■ **Your objective**: Leave out the pictures, and write out exactly the lines from the beginning of the material to the line holding "const py = v => (B - v) / (B - T);", that line included, and nothing else.

■ **Given information**:
>>>
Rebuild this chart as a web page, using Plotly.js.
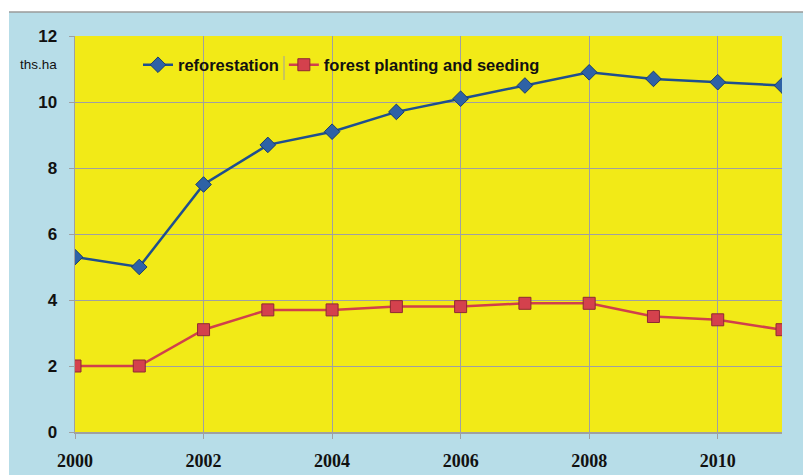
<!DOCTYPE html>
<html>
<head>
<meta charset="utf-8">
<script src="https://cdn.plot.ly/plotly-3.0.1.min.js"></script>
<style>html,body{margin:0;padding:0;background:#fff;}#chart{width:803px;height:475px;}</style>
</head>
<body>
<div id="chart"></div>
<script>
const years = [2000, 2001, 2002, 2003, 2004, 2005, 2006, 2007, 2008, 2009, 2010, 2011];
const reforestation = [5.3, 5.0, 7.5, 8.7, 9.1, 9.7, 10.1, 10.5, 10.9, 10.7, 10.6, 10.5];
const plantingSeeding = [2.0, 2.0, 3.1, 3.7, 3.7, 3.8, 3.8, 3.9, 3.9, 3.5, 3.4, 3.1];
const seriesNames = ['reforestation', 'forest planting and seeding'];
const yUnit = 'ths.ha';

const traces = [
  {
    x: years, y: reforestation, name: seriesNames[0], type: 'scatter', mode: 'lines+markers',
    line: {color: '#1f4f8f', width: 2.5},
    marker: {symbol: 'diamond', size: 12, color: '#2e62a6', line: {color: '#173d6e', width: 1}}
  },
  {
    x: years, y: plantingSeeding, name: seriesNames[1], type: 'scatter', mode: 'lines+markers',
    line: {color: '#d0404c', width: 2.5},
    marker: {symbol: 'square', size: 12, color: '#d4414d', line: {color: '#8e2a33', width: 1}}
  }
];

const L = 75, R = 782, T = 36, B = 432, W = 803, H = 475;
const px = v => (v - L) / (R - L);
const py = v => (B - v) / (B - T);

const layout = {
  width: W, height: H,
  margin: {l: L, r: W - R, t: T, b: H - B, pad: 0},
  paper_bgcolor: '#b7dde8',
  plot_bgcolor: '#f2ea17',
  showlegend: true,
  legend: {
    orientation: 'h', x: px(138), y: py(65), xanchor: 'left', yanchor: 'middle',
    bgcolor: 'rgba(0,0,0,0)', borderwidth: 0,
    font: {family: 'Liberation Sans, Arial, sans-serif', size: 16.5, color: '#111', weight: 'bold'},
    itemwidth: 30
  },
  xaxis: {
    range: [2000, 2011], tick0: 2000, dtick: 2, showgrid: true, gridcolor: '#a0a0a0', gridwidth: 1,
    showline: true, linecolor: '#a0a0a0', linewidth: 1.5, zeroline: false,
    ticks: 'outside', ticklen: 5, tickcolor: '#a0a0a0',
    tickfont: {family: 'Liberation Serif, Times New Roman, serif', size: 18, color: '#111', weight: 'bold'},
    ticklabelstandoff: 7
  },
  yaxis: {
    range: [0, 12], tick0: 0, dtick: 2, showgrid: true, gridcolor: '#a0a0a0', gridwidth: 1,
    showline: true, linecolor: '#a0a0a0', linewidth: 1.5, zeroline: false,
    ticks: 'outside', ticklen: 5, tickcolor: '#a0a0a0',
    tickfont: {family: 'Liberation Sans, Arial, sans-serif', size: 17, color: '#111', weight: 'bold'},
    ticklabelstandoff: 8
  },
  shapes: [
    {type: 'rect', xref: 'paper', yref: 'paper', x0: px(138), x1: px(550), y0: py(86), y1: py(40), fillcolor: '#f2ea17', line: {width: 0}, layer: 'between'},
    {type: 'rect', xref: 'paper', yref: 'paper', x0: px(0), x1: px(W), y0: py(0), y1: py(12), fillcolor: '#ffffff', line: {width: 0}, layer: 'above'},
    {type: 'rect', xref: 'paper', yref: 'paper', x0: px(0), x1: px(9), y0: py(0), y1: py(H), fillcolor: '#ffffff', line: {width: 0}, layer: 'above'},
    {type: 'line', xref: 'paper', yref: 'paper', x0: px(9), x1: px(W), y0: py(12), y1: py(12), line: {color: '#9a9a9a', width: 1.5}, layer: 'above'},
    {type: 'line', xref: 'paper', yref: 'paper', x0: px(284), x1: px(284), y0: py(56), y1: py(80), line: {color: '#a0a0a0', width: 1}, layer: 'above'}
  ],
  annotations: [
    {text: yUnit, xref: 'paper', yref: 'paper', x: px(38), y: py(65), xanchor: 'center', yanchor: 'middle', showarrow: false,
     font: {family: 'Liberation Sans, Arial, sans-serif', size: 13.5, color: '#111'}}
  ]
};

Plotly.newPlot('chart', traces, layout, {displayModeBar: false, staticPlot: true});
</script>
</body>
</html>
<<<
■ **Expected answer**:
Rebuild this chart as a web page, using Plotly.js.
<!DOCTYPE html>
<html>
<head>
<meta charset="utf-8">
<script src="https://cdn.plot.ly/plotly-3.0.1.min.js"></script>
<style>html,body{margin:0;padding:0;background:#fff;}#chart{width:803px;height:475px;}</style>
</head>
<body>
<div id="chart"></div>
<script>
const years = [2000, 2001, 2002, 2003, 2004, 2005, 2006, 2007, 2008, 2009, 2010, 2011];
const reforestation = [5.3, 5.0, 7.5, 8.7, 9.1, 9.7, 10.1, 10.5, 10.9, 10.7, 10.6, 10.5];
const plantingSeeding = [2.0, 2.0, 3.1, 3.7, 3.7, 3.8, 3.8, 3.9, 3.9, 3.5, 3.4, 3.1];
const seriesNames = ['reforestation', 'forest planting and seeding'];
const yUnit = 'ths.ha';

const traces = [
  {
    x: years, y: reforestation, name: seriesNames[0], type: 'scatter', mode: 'lines+markers',
    line: {color: '#1f4f8f', width: 2.5},
    marker: {symbol: 'diamond', size: 12, color: '#2e62a6', line: {color: '#173d6e', width: 1}}
  },
  {
    x: years, y: plantingSeeding, name: seriesNames[1], type: 'scatter', mode: 'lines+markers',
    line: {color: '#d0404c', width: 2.5},
    marker: {symbol: 'square', size: 12, color: '#d4414d', line: {color: '#8e2a33', width: 1}}
  }
];

const L = 75, R = 782, T = 36, B = 432, W = 803, H = 475;
const px = v => (v - L) / (R - L);
const py = v => (B - v) / (B - T);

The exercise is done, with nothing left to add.